The blame and criticism of Bedford is fair, and the questions directed at him as a leader, a coordinator, and a defensive coach are warranted.

I’d be lying if I said Manny Diaz didn’t briefly come to mind after the loss Saturday night. Similar to Diaz, I couldn’t help but wonder if Bedford’s scheme was too complicated for these players, if he was doing a poor job of coaching it, or both.

And sure, the players have been the ones making the mistakes and failing to execute on the field.

But the job of the defensive coordinator is to implement a scheme that puts his players in the best position to succeed. It’s his job to prepare the defense.

That hasn’t been happening with Bedford as the coordinator of this defense. Most recently, we all saw the breakdowns against Cal. It’s not like one defender got burned once or twice.

Chad Hansen, Cal’s leading wide receiver, burned that entire defense to a crisp. And unfortunately, that wasn’t the first time a player had done that to this defense under Bedford’s watch.

The stats back it up.

Below are other notable performances from receivers last season. Just look at how many players had multi-touchdown games. Oh and by the way, Texas lost everyone of these games below.

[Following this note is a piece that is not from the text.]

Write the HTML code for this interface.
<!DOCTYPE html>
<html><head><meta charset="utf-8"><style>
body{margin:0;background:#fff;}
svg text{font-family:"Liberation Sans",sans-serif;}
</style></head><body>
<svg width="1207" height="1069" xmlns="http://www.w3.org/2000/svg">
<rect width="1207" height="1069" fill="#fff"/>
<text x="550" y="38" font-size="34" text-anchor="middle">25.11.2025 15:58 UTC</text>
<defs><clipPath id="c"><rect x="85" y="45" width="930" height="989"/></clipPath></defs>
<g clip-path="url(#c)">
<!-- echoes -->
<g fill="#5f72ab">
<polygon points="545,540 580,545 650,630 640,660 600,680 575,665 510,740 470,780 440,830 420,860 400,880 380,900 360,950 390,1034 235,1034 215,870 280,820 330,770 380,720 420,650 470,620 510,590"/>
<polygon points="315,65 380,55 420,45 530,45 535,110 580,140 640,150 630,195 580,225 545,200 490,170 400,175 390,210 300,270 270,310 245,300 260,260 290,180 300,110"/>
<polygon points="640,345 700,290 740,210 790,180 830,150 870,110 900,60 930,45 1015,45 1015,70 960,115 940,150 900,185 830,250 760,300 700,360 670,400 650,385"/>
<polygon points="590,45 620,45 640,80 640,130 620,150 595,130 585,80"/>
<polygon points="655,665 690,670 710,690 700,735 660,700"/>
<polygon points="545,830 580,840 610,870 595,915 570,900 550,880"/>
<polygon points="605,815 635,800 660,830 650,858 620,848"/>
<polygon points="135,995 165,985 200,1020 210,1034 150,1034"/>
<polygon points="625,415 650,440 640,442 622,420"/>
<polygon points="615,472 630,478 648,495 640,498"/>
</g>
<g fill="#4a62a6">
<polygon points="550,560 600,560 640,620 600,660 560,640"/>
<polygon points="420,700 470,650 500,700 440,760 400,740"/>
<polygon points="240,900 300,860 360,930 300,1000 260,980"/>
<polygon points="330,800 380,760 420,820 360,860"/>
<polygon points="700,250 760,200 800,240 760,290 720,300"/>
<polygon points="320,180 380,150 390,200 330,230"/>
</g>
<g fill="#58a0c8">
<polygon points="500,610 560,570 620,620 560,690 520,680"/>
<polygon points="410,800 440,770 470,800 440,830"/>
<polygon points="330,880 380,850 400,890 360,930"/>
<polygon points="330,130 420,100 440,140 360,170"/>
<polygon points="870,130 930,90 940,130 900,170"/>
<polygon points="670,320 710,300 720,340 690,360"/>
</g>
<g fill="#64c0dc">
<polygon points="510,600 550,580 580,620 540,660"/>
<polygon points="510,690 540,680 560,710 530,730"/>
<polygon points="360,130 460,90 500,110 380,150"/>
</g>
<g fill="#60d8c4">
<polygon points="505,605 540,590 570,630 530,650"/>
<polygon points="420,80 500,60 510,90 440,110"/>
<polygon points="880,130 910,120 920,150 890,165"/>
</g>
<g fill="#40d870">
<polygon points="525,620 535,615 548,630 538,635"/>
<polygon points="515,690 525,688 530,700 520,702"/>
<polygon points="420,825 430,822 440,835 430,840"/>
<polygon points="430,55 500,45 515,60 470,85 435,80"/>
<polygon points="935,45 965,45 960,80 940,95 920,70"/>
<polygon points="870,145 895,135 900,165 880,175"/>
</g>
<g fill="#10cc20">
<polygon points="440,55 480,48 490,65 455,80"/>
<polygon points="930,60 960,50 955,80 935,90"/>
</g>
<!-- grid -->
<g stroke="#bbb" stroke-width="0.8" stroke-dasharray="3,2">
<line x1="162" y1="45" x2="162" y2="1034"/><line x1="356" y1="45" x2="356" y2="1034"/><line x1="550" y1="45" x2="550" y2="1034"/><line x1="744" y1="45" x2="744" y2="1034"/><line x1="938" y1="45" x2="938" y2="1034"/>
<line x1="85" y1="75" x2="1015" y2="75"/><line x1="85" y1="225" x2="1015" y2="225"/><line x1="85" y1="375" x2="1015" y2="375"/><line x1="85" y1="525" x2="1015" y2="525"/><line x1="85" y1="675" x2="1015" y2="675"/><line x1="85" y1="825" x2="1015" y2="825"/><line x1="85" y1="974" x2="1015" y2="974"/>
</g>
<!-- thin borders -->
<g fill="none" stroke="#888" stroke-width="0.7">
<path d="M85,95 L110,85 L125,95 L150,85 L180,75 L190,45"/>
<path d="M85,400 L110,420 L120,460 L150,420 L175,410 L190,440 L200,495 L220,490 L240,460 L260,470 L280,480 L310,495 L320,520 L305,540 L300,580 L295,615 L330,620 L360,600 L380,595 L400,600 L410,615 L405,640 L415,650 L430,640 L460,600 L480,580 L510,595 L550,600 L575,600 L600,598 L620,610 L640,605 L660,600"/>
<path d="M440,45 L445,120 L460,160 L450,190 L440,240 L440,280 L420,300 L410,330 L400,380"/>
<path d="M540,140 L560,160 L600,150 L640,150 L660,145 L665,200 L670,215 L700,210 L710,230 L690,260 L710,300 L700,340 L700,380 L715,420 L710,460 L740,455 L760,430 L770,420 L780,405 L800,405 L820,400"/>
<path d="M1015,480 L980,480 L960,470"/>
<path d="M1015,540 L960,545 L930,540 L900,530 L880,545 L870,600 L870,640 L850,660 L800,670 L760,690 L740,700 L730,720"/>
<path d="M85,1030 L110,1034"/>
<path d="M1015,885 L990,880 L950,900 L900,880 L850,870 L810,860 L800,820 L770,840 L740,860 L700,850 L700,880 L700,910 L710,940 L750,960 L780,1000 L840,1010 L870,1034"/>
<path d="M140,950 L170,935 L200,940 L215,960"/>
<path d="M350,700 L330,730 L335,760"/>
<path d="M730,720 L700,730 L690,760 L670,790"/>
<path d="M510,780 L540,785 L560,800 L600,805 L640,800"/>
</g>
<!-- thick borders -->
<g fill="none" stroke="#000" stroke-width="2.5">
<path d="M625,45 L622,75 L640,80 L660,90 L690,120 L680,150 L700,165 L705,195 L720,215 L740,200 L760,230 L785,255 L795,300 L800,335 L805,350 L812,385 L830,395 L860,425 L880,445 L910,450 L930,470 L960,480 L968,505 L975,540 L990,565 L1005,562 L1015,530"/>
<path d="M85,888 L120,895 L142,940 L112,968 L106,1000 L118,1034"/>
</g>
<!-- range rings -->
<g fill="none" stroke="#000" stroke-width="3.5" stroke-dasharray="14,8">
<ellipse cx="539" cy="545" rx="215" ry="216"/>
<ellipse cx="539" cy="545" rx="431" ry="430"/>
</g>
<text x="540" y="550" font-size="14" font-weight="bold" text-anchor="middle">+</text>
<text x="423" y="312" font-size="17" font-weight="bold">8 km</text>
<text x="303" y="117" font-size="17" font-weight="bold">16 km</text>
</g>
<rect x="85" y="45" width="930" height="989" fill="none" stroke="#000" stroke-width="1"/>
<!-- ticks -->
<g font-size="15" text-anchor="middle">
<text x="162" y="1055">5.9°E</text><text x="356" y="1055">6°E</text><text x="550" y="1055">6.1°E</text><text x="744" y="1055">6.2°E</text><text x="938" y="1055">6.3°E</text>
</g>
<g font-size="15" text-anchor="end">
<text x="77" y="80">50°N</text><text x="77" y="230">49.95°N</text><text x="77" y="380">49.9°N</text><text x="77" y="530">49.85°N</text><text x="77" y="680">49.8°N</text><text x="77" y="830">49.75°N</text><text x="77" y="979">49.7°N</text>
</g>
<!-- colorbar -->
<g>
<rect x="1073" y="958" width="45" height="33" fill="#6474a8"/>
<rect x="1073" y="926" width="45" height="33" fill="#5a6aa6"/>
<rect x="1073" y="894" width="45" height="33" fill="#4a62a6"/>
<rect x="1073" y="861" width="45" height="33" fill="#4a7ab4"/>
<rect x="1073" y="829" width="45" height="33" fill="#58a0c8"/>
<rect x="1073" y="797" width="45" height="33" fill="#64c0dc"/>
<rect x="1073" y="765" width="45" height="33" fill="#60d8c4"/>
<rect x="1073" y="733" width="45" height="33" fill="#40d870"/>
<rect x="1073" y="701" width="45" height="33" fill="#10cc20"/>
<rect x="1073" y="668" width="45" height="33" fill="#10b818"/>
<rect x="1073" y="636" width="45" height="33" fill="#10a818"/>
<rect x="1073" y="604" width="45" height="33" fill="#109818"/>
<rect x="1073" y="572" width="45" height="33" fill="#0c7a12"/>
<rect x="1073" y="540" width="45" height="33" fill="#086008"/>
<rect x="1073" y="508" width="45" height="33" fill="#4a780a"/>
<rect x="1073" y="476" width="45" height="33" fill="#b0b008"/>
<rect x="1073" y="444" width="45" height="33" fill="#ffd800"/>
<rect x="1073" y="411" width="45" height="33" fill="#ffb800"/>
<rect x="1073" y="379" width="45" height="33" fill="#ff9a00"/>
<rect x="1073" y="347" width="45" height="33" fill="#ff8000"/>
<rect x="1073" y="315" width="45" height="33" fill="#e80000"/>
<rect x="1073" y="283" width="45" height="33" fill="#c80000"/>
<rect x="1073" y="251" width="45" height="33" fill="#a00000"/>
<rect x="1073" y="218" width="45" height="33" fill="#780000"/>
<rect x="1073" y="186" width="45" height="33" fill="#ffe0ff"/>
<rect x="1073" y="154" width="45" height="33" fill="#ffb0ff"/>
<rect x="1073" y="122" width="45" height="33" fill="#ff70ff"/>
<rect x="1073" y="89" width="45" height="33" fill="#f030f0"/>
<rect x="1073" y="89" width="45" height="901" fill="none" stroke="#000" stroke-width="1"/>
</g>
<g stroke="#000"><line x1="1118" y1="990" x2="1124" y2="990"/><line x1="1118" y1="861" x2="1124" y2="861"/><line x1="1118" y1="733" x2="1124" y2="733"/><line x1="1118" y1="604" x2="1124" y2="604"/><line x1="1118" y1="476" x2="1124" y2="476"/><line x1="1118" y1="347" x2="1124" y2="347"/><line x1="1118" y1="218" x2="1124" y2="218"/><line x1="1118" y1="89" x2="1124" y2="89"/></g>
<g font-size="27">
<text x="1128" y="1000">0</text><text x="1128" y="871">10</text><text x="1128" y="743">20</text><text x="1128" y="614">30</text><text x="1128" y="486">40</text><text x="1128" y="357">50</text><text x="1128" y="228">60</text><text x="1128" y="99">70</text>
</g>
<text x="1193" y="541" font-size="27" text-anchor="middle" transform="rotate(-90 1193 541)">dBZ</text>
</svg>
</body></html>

2015 notable receiving performances vs Texas

Will Fuller (Notre Dame): 7 rec, 142 yds, 2 tds

Kenny Lawler (Cal): 6 rec, 79 YDS, 2 tds

Josh Doctson (TCU): 7 rec, 129 YDS, 2 tds, Kevontae Turpin (TCU): 6 rec, 138 yds, 4 tds

Ian Sadler (TTU): 6 rec, 108 yds, Jakeem Grant (TTU): 2 rec, 105 yds, 1 td

That’s four different teams, four different losses, and six different players that torched the Texas secondary.

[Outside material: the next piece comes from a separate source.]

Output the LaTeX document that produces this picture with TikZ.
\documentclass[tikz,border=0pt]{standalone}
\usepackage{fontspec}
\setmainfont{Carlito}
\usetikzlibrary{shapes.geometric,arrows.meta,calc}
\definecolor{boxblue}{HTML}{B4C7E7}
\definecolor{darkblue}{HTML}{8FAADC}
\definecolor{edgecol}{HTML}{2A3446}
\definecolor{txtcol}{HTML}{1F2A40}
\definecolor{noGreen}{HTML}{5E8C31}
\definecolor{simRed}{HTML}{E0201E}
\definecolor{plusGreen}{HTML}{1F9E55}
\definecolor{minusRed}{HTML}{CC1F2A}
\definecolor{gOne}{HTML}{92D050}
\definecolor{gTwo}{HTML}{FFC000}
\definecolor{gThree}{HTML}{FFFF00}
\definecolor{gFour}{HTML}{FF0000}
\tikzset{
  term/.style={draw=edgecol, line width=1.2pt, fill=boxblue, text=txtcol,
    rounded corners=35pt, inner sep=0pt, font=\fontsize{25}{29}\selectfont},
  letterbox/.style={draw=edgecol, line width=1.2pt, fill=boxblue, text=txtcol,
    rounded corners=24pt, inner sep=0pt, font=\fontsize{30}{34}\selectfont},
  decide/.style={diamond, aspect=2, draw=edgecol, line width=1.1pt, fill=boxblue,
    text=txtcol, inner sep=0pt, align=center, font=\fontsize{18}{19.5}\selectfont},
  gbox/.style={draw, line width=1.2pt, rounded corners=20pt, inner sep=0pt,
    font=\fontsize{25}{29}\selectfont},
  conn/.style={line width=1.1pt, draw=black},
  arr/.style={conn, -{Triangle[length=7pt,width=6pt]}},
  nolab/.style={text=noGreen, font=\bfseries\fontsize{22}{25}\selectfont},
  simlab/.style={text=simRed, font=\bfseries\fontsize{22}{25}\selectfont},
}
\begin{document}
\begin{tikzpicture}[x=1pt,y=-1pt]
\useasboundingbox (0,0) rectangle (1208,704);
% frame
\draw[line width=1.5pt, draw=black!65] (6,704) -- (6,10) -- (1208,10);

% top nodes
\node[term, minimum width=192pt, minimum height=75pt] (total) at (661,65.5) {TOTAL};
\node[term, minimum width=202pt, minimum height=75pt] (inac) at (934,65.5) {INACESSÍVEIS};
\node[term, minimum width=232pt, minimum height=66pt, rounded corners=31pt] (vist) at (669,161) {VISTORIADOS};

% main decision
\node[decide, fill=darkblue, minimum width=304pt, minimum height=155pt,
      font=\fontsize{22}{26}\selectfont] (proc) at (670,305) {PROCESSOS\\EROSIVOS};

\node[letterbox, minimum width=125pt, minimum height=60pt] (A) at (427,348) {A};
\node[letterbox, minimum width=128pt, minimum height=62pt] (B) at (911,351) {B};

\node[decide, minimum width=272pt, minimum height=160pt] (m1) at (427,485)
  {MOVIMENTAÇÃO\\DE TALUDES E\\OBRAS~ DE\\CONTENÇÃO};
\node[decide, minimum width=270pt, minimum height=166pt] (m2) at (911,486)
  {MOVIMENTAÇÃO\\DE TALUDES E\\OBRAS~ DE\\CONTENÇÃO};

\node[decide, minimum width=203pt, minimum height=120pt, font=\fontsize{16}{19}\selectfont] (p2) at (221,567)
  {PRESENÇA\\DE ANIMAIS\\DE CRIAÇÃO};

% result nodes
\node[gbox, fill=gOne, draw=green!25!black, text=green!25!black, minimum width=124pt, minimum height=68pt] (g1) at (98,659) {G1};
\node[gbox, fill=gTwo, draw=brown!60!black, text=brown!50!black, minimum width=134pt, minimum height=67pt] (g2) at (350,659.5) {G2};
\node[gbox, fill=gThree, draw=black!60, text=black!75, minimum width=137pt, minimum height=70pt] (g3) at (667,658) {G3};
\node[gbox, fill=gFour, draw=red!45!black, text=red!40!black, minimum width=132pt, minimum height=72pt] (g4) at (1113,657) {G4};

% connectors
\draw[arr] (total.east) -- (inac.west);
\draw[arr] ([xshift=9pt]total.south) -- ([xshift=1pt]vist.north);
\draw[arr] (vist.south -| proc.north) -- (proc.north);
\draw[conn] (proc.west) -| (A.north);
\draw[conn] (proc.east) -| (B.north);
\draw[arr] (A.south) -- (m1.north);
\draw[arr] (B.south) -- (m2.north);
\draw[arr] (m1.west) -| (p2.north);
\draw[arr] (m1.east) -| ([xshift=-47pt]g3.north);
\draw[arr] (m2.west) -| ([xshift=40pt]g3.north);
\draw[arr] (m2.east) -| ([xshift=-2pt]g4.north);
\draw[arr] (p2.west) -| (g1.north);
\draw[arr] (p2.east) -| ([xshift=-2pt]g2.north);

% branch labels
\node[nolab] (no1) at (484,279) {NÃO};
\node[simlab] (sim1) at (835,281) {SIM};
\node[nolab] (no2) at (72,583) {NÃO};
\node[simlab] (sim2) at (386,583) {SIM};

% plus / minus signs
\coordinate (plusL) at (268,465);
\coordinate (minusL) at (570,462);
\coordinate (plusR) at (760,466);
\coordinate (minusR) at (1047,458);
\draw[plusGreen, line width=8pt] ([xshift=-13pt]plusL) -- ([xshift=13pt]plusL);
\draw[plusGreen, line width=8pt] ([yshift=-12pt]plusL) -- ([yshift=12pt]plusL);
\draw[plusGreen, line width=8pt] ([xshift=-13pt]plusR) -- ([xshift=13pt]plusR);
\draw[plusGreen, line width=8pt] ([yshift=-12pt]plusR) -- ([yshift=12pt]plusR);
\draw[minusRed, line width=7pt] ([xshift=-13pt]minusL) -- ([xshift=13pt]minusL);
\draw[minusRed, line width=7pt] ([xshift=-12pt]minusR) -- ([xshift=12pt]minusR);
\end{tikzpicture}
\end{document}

In addition to that, every team but Baylor, who was essentially down to a wide receiver playing quarterback, scored a passing touchdown against Texas last season. Yes, even Kansas and Kansas State.

The argument defending those pour performances last year is, well, that that was last year.

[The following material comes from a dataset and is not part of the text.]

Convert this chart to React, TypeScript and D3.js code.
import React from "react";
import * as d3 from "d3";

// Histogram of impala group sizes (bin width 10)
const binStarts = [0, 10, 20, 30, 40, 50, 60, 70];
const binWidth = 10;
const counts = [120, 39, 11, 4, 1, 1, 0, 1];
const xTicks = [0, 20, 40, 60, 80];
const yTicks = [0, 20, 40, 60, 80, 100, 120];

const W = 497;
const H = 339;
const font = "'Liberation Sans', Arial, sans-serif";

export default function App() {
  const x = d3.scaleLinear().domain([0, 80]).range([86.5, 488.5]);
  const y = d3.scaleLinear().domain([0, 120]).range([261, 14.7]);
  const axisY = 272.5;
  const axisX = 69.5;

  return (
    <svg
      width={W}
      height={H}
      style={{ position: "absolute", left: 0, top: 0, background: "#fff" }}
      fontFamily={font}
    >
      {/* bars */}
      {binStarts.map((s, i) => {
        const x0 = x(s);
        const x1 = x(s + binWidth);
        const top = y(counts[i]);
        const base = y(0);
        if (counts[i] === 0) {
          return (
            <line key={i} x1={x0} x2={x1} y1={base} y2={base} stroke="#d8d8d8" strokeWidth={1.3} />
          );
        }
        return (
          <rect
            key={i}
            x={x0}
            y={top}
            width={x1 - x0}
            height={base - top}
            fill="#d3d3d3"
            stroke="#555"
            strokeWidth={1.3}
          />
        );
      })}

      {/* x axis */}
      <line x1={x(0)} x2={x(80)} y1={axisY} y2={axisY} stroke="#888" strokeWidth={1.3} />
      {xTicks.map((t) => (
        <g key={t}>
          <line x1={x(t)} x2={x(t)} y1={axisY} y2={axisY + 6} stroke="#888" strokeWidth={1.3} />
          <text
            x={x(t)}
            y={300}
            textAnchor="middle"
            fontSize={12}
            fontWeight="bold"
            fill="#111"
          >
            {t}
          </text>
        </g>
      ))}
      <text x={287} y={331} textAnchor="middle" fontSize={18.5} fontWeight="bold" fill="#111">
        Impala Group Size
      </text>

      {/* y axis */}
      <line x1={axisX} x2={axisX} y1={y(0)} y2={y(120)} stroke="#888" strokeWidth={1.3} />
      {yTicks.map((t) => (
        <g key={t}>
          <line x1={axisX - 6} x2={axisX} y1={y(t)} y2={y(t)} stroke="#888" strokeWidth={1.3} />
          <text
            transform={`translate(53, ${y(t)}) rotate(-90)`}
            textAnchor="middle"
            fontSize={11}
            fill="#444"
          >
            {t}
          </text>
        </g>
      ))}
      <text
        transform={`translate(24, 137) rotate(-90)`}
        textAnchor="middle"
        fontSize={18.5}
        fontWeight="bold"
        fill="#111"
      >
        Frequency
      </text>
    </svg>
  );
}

That was when the defense was even younger. That was when (after the first few games) the corners were just freshmen. And that was when the Texas offense wasn’t doing the defense any favors.

And that’s all true. But if we fast forward to this season, we start to see more of the same, lousy defense taking place.

2016 notable receiving performances vs Texas

Equanimeous St. Brown (Notre Dame): 5 rec, 75 yds, 2 tds

Chad Hansen (Cal): 12 rec, 196 yds, 2 tds

With an entire offseason to correct issues, and most of the secondary returning, it didn’t get done. And that’s why the panic button has again been pressed, this time because the defense wasn’t prepared.

Ultimately, this is on Coach Strong

We can point to the players for failing to execute and we can look at Bedford and question his scheme, preparation and coaching. But at the end of the day, this happened under Strong’s watch. He’s the head coach, and he’s also a defensive-minded coach.

Whether it was his loyalty, his lack of detail, or him failing to step in and be more involved when he should have, the lack of preparation and execution on defense ultimately falls on him.

I’m not suggesting he get fired. I’m not even engaging in silly “what if” Tom Herman talk right now. Texas is still 2-1 heading into conference play. And I’m of the opinion Texas has the talent to turn things around by the time this team takes on Oklahoma State.

What I am saying is Strong ultimately put himself in this position one way or another. And now it’s on him to put out this fire before before this team begins conference play in Stillwater.

Moving Forward...

Obviously, the coaching has to improve. Texas can’t afford to have it’s players, especially those in the secondary, blowing coverages and getting confused at a rate where the defense might as well be on the sidelines.

As for Bedford, it’s anyone’s guess as to what will happen to him and his role for the Oklahoma State game and beyond. Maybe Strong and him find a way to make it work. Or maybe Brian Jean-Mary, the Longhorns linebackers coach and recruiting coordinator sees his role increase, possibly to defensive coordinator at some point.

Ironically, back in August, I somewhat touched on Jean-Mary getting a shot as a defensive coordinator sooner than later.

At the time, I didn’t specifically mean it would be Texas or even a program of that caliber. But Jean-Mary seems like a candidate teams would consider. And right now, it sounds like Strong is as well.

If Strong does end up demoting Bedford, it’s unlikely he survives past this season. Given he isn’t the greatest recruiter, keeping him as a position coach doesn’t make a ton of sense. And who knows if he’d even want a demotion like that long-term.

As for the defensive coordinator job, if Bedford doesn’t some how keep it, it’s not out of the question to assume Jean-Mary at least has first crack at it.

Even though he’s never really called plays, Strong must see something in him to have kept him around this long and to have continued to give him more responsibilities.

If Strong really wants to go all in, he has to also start playing his best players more often regardless of age or seniority. He touched on it during his press conference Monday and mentioned guys like Malcolm Roach, Breckyn Hager and Brandon Jones as young players that will see more time.

The fact that those guys weren’t seeing as much time as they should have been may have also been a Bedford decision as well. We all know how much he prefers to have “extra coaches on the field”.

Fortunately for Texas, the bye week will help in at least giving this team more time to sort its defense out while continuing to iron out the offense before conference play.

And unlike last season with the offense, the pieces are there for the defense to improve enough this season. Strong just has to organize his staff and improve the overall coaching so that improvements are actually made.

Heading in to Big 12 play, Texas is still sitting at 2-1 after three games, and the conference is still up for grabs.